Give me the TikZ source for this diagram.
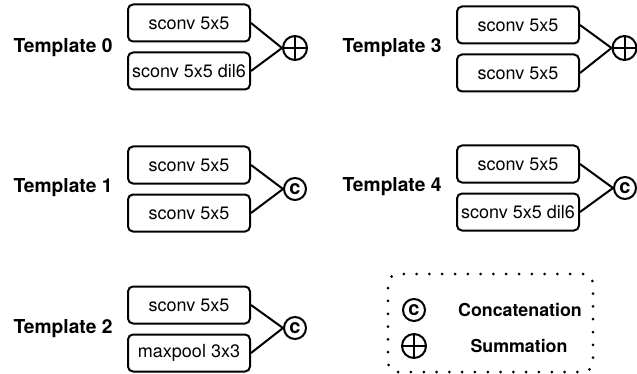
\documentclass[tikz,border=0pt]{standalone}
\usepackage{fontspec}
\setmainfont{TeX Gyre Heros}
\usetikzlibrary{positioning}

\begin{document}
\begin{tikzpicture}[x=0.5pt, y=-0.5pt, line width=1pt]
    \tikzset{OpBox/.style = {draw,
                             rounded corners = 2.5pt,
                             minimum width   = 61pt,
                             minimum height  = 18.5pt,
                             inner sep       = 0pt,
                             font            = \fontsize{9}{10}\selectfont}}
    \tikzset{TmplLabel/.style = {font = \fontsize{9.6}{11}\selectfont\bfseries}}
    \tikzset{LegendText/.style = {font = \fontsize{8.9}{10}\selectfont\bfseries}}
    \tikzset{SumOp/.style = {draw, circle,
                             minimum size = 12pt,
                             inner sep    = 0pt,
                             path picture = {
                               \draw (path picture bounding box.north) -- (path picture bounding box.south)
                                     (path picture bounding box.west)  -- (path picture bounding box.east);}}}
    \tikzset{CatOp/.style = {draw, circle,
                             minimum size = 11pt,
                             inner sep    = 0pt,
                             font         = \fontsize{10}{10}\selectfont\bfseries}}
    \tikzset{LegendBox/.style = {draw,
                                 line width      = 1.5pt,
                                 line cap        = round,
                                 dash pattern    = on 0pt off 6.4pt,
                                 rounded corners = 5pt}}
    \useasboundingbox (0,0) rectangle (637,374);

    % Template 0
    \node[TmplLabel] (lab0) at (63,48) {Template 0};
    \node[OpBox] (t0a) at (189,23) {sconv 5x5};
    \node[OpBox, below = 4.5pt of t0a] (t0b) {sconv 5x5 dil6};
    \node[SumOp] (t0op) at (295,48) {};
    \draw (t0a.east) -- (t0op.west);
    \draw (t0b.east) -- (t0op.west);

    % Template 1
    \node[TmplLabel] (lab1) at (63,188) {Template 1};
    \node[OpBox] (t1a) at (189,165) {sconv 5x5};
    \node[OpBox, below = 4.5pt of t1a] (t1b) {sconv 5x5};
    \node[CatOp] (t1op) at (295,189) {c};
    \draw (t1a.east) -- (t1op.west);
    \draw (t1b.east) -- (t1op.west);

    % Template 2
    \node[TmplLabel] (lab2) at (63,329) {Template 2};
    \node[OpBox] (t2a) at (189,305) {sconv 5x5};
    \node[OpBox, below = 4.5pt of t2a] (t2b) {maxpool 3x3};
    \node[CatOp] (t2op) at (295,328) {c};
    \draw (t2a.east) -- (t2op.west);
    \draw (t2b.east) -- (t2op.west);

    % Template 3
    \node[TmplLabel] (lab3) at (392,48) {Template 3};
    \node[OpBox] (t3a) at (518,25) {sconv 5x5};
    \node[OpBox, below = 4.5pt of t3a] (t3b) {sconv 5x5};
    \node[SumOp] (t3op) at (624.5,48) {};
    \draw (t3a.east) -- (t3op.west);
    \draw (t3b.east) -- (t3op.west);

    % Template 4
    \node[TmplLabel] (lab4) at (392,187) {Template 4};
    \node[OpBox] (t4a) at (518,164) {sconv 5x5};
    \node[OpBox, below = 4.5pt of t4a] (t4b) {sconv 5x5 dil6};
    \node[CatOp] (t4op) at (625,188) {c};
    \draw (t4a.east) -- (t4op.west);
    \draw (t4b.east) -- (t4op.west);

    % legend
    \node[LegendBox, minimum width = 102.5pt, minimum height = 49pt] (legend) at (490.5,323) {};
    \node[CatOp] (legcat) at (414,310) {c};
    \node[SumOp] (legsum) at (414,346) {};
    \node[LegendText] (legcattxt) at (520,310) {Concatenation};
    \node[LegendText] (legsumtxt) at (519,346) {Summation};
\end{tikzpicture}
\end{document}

####################

- [Work to do]: Leave out the pictures and print every line of the data exactly.

- [Result of this task]:
Give me the TikZ source for this diagram.
\documentclass[tikz,border=0pt]{standalone}
\usepackage{fontspec}
\setmainfont{TeX Gyre Heros}
\usetikzlibrary{positioning}

\begin{document}
\begin{tikzpicture}[x=0.5pt, y=-0.5pt, line width=1pt]
    \tikzset{OpBox/.style = {draw,
                             rounded corners = 2.5pt,
                             minimum width   = 61pt,
                             minimum height  = 18.5pt,
                             inner sep       = 0pt,
                             font            = \fontsize{9}{10}\selectfont}}
    \tikzset{TmplLabel/.style = {font = \fontsize{9.6}{11}\selectfont\bfseries}}
    \tikzset{LegendText/.style = {font = \fontsize{8.9}{10}\selectfont\bfseries}}
    \tikzset{SumOp/.style = {draw, circle,
                             minimum size = 12pt,
                             inner sep    = 0pt,
                             path picture = {
                               \draw (path picture bounding box.north) -- (path picture bounding box.south)
                                     (path picture bounding box.west)  -- (path picture bounding box.east);}}}
    \tikzset{CatOp/.style = {draw, circle,
                             minimum size = 11pt,
                             inner sep    = 0pt,
                             font         = \fontsize{10}{10}\selectfont\bfseries}}
    \tikzset{LegendBox/.style = {draw,
                                 line width      = 1.5pt,
                                 line cap        = round,
                                 dash pattern    = on 0pt off 6.4pt,
                                 rounded corners = 5pt}}
    \useasboundingbox (0,0) rectangle (637,374);

    % Template 0
    \node[TmplLabel] (lab0) at (63,48) {Template 0};
    \node[OpBox] (t0a) at (189,23) {sconv 5x5};
    \node[OpBox, below = 4.5pt of t0a] (t0b) {sconv 5x5 dil6};
    \node[SumOp] (t0op) at (295,48) {};
    \draw (t0a.east) -- (t0op.west);
    \draw (t0b.east) -- (t0op.west);

    % Template 1
    \node[TmplLabel] (lab1) at (63,188) {Template 1};
    \node[OpBox] (t1a) at (189,165) {sconv 5x5};
    \node[OpBox, below = 4.5pt of t1a] (t1b) {sconv 5x5};
    \node[CatOp] (t1op) at (295,189) {c};
    \draw (t1a.east) -- (t1op.west);
    \draw (t1b.east) -- (t1op.west);

    % Template 2
    \node[TmplLabel] (lab2) at (63,329) {Template 2};
    \node[OpBox] (t2a) at (189,305) {sconv 5x5};
    \node[OpBox, below = 4.5pt of t2a] (t2b) {maxpool 3x3};
    \node[CatOp] (t2op) at (295,328) {c};
    \draw (t2a.east) -- (t2op.west);
    \draw (t2b.east) -- (t2op.west);

    % Template 3
    \node[TmplLabel] (lab3) at (392,48) {Template 3};
    \node[OpBox] (t3a) at (518,25) {sconv 5x5};
    \node[OpBox, below = 4.5pt of t3a] (t3b) {sconv 5x5};
    \node[SumOp] (t3op) at (624.5,48) {};
    \draw (t3a.east) -- (t3op.west);
    \draw (t3b.east) -- (t3op.west);

    % Template 4
    \node[TmplLabel] (lab4) at (392,187) {Template 4};
    \node[OpBox] (t4a) at (518,164) {sconv 5x5};
    \node[OpBox, below = 4.5pt of t4a] (t4b) {sconv 5x5 dil6};
    \node[CatOp] (t4op) at (625,188) {c};
    \draw (t4a.east) -- (t4op.west);
    \draw (t4b.east) -- (t4op.west);

    % legend
    \node[LegendBox, minimum width = 102.5pt, minimum height = 49pt] (legend) at (490.5,323) {};
    \node[CatOp] (legcat) at (414,310) {c};
    \node[SumOp] (legsum) at (414,346) {};
    \node[LegendText] (legcattxt) at (520,310) {Concatenation};
    \node[LegendText] (legsumtxt) at (519,346) {Summation};
\end{tikzpicture}
\end{document}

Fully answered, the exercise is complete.